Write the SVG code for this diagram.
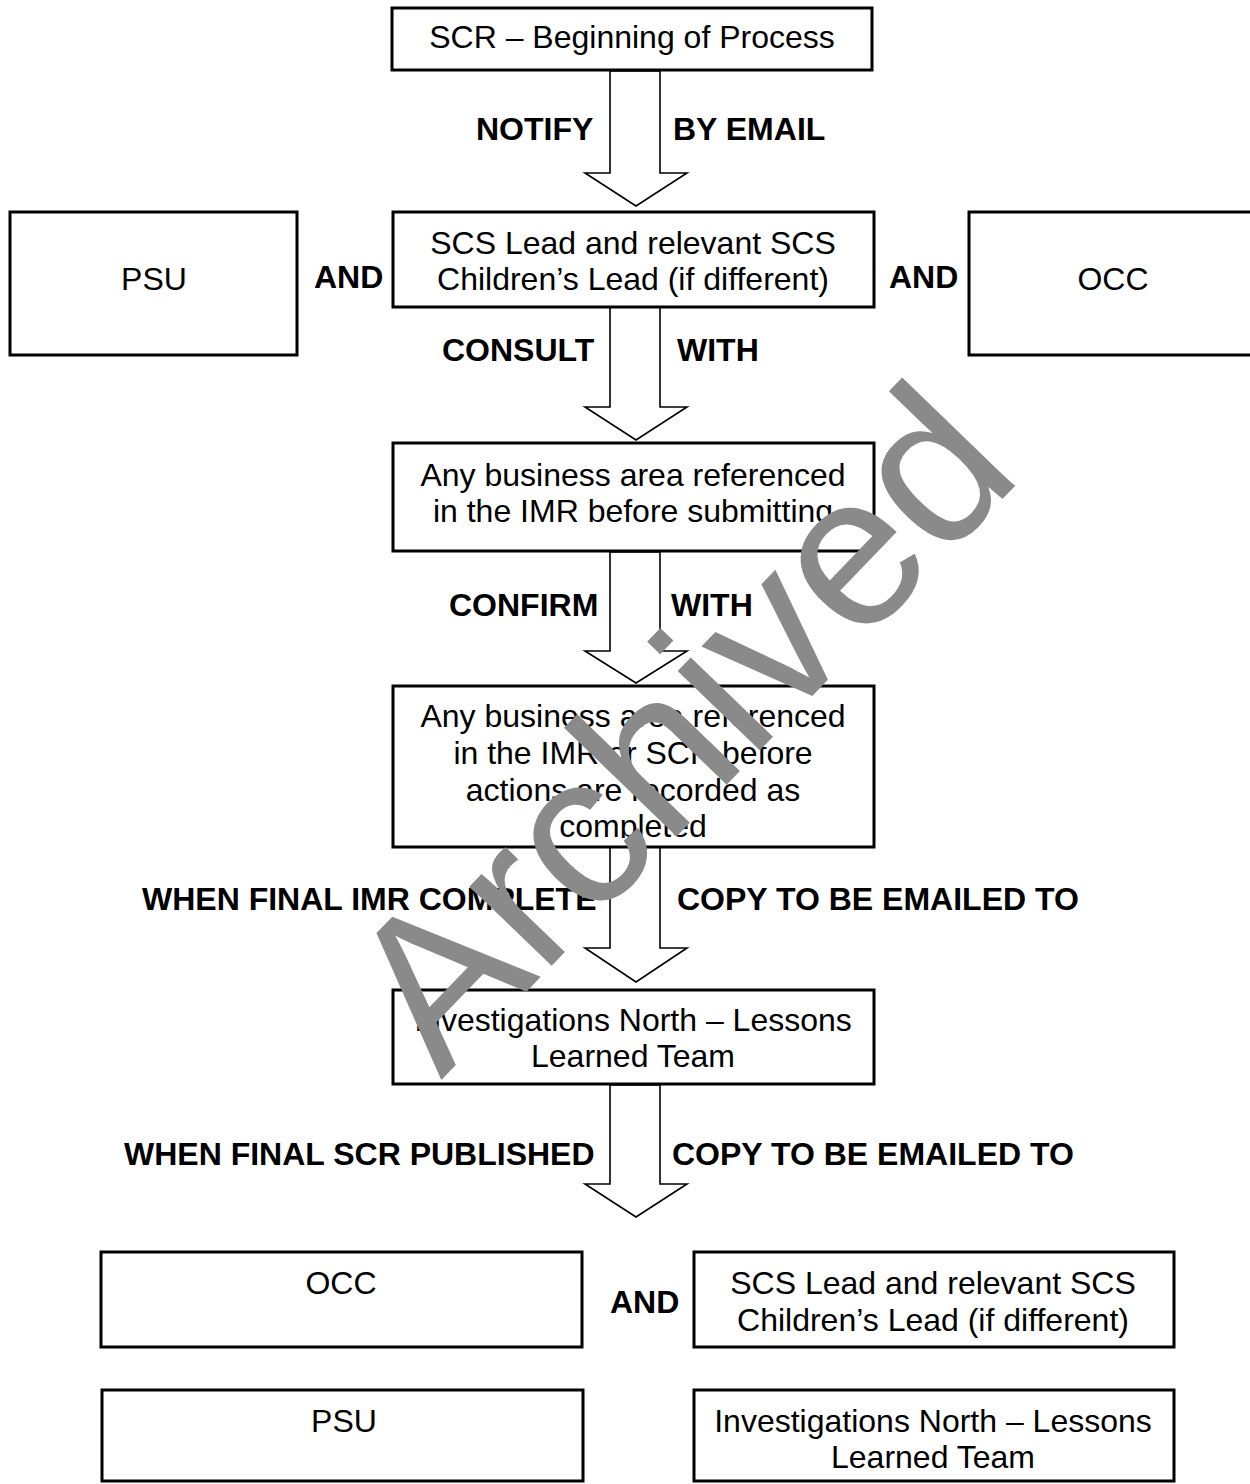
<svg xmlns="http://www.w3.org/2000/svg" width="1250" height="1484" viewBox="0 0 1250 1484">
<style>
  .box { fill: #ffffff; stroke: #000000; stroke-width: 3; }
  .arrow { fill: #ffffff; stroke: #000000; stroke-width: 1.6; stroke-linejoin: miter; }
  .t { font-family: "Liberation Sans", Arial, sans-serif; font-size: 32px; fill: #000000; text-anchor: middle; }
  .b { font-family: "Liberation Sans", Arial, sans-serif; font-size: 32px; font-weight: bold; fill: #000000; }
  .wm { font-family: "Liberation Sans", Arial, sans-serif; font-size: 216px; fill: #8a8a8a; text-anchor: middle; }
</style>
<defs>
  <clipPath id="clip4"><rect x="395" y="688" width="477" height="150"/></clipPath>
</defs>
<rect x="0" y="0" width="1250" height="1484" fill="#ffffff"/>

<g id="connectors">
  <polygon class="arrow" points="610,71 610,173 585,173 636,206 687,173 660,173 660,71"/>
  <polygon class="arrow" points="610,307 610,407 585,407 636,440 687,407 660,407 660,307"/>
  <polygon class="arrow" points="610,552 610,651 585,651 636,683 687,651 660,651 660,552"/>
  <polygon class="arrow" points="610,847 610,948 585,948 636,982 687,948 660,948 660,847"/>
  <polygon class="arrow" points="610,1085 610,1184 585,1184 636,1217 687,1184 660,1184 660,1085"/>
  <text class="b" x="476" y="140">NOTIFY</text>
  <text class="b" x="673" y="140">BY EMAIL</text>
  <text class="b" x="314" y="288">AND</text>
  <text class="b" x="889" y="288">AND</text>
  <text class="b" x="442" y="361">CONSULT</text>
  <text class="b" x="677" y="361">WITH</text>
  <text class="b" x="449" y="616">CONFIRM</text>
  <text class="b" x="671" y="616">WITH</text>
  <text class="b" x="142" y="910">WHEN FINAL IMR COMPLETE</text>
  <text class="b" x="677" y="910">COPY TO BE EMAILED TO</text>
  <text class="b" x="124" y="1165">WHEN FINAL SCR PUBLISHED</text>
  <text class="b" x="672" y="1165">COPY TO BE EMAILED TO</text>
  <text class="b" x="610" y="1313">AND</text>
</g>

<g id="n-start">
  <rect class="box" x="392" y="8" width="480" height="62"/>
  <text class="t" x="632" y="48">SCR – Beginning of Process</text>
</g>
<g id="n-scs-lead">
  <rect class="box" x="393" y="212" width="481" height="95"/>
  <text class="t" x="633" y="254">SCS Lead and relevant SCS</text>
  <text class="t" x="633" y="290">Children’s Lead (if different)</text>
</g>
<g id="n-psu-top">
  <rect class="box" x="10" y="212" width="287" height="143"/>
  <text class="t" x="154" y="290">PSU</text>
</g>
<g id="n-occ-top">
  <rect class="box" x="969" y="212" width="284" height="143"/>
  <text class="t" x="1113" y="290">OCC</text>
</g>
<g id="n-business-1">
  <rect class="box" x="393" y="443" width="481" height="108"/>
  <text class="t" x="633" y="486">Any business area referenced</text>
  <text class="t" x="633" y="522">in the IMR before submitting</text>
</g>
<g id="n-business-2">
  <rect class="box" x="393" y="686" width="481" height="161"/>
  <g clip-path="url(#clip4)">
    <text class="t" x="633" y="727">Any business area referenced</text>
    <text class="t" x="633" y="764">in the IMR or SCR before</text>
    <text class="t" x="633" y="801">actions are recorded as</text>
    <text class="t" x="633" y="837">completed</text>
  </g>
</g>
<g id="n-inv-north">
  <rect class="box" x="393" y="990" width="481" height="94"/>
  <text class="t" x="633" y="1031">Investigations North – Lessons</text>
  <text class="t" x="633" y="1067">Learned Team</text>
</g>
<g id="n-occ-bottom">
  <rect class="box" x="101" y="1252" width="481" height="95"/>
  <text class="t" x="341" y="1294">OCC</text>
</g>
<g id="n-scs-bottom">
  <rect class="box" x="694" y="1252" width="480" height="95"/>
  <text class="t" x="933" y="1294">SCS Lead and relevant SCS</text>
  <text class="t" x="933" y="1331">Children’s Lead (if different)</text>
</g>
<g id="n-psu-bottom">
  <rect class="box" x="102" y="1390" width="481" height="91"/>
  <text class="t" x="344" y="1432">PSU</text>
</g>
<g id="n-inv-bottom">
  <rect class="box" x="694" y="1390" width="480" height="91"/>
  <text class="t" x="933" y="1432">Investigations North – Lessons</text>
  <text class="t" x="933" y="1468">Learned Team</text>
</g>

<text class="wm" x="733" y="778" transform="rotate(-46 733 778)">Archived</text>
</svg>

- - - -

▶ WHAT YOU ARE ASKED TO DO
Omit the pictures, then quote the rest of the material above exactly.

▶ TASK ANSWER
Write the SVG code for this diagram.
<svg xmlns="http://www.w3.org/2000/svg" width="1250" height="1484" viewBox="0 0 1250 1484">
<style>
  .box { fill: #ffffff; stroke: #000000; stroke-width: 3; }
  .arrow { fill: #ffffff; stroke: #000000; stroke-width: 1.6; stroke-linejoin: miter; }
  .t { font-family: "Liberation Sans", Arial, sans-serif; font-size: 32px; fill: #000000; text-anchor: middle; }
  .b { font-family: "Liberation Sans", Arial, sans-serif; font-size: 32px; font-weight: bold; fill: #000000; }
  .wm { font-family: "Liberation Sans", Arial, sans-serif; font-size: 216px; fill: #8a8a8a; text-anchor: middle; }
</style>
<defs>
  <clipPath id="clip4"><rect x="395" y="688" width="477" height="150"/></clipPath>
</defs>
<rect x="0" y="0" width="1250" height="1484" fill="#ffffff"/>

<g id="connectors">
  <polygon class="arrow" points="610,71 610,173 585,173 636,206 687,173 660,173 660,71"/>
  <polygon class="arrow" points="610,307 610,407 585,407 636,440 687,407 660,407 660,307"/>
  <polygon class="arrow" points="610,552 610,651 585,651 636,683 687,651 660,651 660,552"/>
  <polygon class="arrow" points="610,847 610,948 585,948 636,982 687,948 660,948 660,847"/>
  <polygon class="arrow" points="610,1085 610,1184 585,1184 636,1217 687,1184 660,1184 660,1085"/>
  <text class="b" x="476" y="140">NOTIFY</text>
  <text class="b" x="673" y="140">BY EMAIL</text>
  <text class="b" x="314" y="288">AND</text>
  <text class="b" x="889" y="288">AND</text>
  <text class="b" x="442" y="361">CONSULT</text>
  <text class="b" x="677" y="361">WITH</text>
  <text class="b" x="449" y="616">CONFIRM</text>
  <text class="b" x="671" y="616">WITH</text>
  <text class="b" x="142" y="910">WHEN FINAL IMR COMPLETE</text>
  <text class="b" x="677" y="910">COPY TO BE EMAILED TO</text>
  <text class="b" x="124" y="1165">WHEN FINAL SCR PUBLISHED</text>
  <text class="b" x="672" y="1165">COPY TO BE EMAILED TO</text>
  <text class="b" x="610" y="1313">AND</text>
</g>

<g id="n-start">
  <rect class="box" x="392" y="8" width="480" height="62"/>
  <text class="t" x="632" y="48">SCR – Beginning of Process</text>
</g>
<g id="n-scs-lead">
  <rect class="box" x="393" y="212" width="481" height="95"/>
  <text class="t" x="633" y="254">SCS Lead and relevant SCS</text>
  <text class="t" x="633" y="290">Children’s Lead (if different)</text>
</g>
<g id="n-psu-top">
  <rect class="box" x="10" y="212" width="287" height="143"/>
  <text class="t" x="154" y="290">PSU</text>
</g>
<g id="n-occ-top">
  <rect class="box" x="969" y="212" width="284" height="143"/>
  <text class="t" x="1113" y="290">OCC</text>
</g>
<g id="n-business-1">
  <rect class="box" x="393" y="443" width="481" height="108"/>
  <text class="t" x="633" y="486">Any business area referenced</text>
  <text class="t" x="633" y="522">in the IMR before submitting</text>
</g>
<g id="n-business-2">
  <rect class="box" x="393" y="686" width="481" height="161"/>
  <g clip-path="url(#clip4)">
    <text class="t" x="633" y="727">Any business area referenced</text>
    <text class="t" x="633" y="764">in the IMR or SCR before</text>
    <text class="t" x="633" y="801">actions are recorded as</text>
    <text class="t" x="633" y="837">completed</text>
  </g>
</g>
<g id="n-inv-north">
  <rect class="box" x="393" y="990" width="481" height="94"/>
  <text class="t" x="633" y="1031">Investigations North – Lessons</text>
  <text class="t" x="633" y="1067">Learned Team</text>
</g>
<g id="n-occ-bottom">
  <rect class="box" x="101" y="1252" width="481" height="95"/>
  <text class="t" x="341" y="1294">OCC</text>
</g>
<g id="n-scs-bottom">
  <rect class="box" x="694" y="1252" width="480" height="95"/>
  <text class="t" x="933" y="1294">SCS Lead and relevant SCS</text>
  <text class="t" x="933" y="1331">Children’s Lead (if different)</text>
</g>
<g id="n-psu-bottom">
  <rect class="box" x="102" y="1390" width="481" height="91"/>
  <text class="t" x="344" y="1432">PSU</text>
</g>
<g id="n-inv-bottom">
  <rect class="box" x="694" y="1390" width="480" height="91"/>
  <text class="t" x="933" y="1432">Investigations North – Lessons</text>
  <text class="t" x="933" y="1468">Learned Team</text>
</g>

<text class="wm" x="733" y="778" transform="rotate(-46 733 778)">Archived</text>
</svg>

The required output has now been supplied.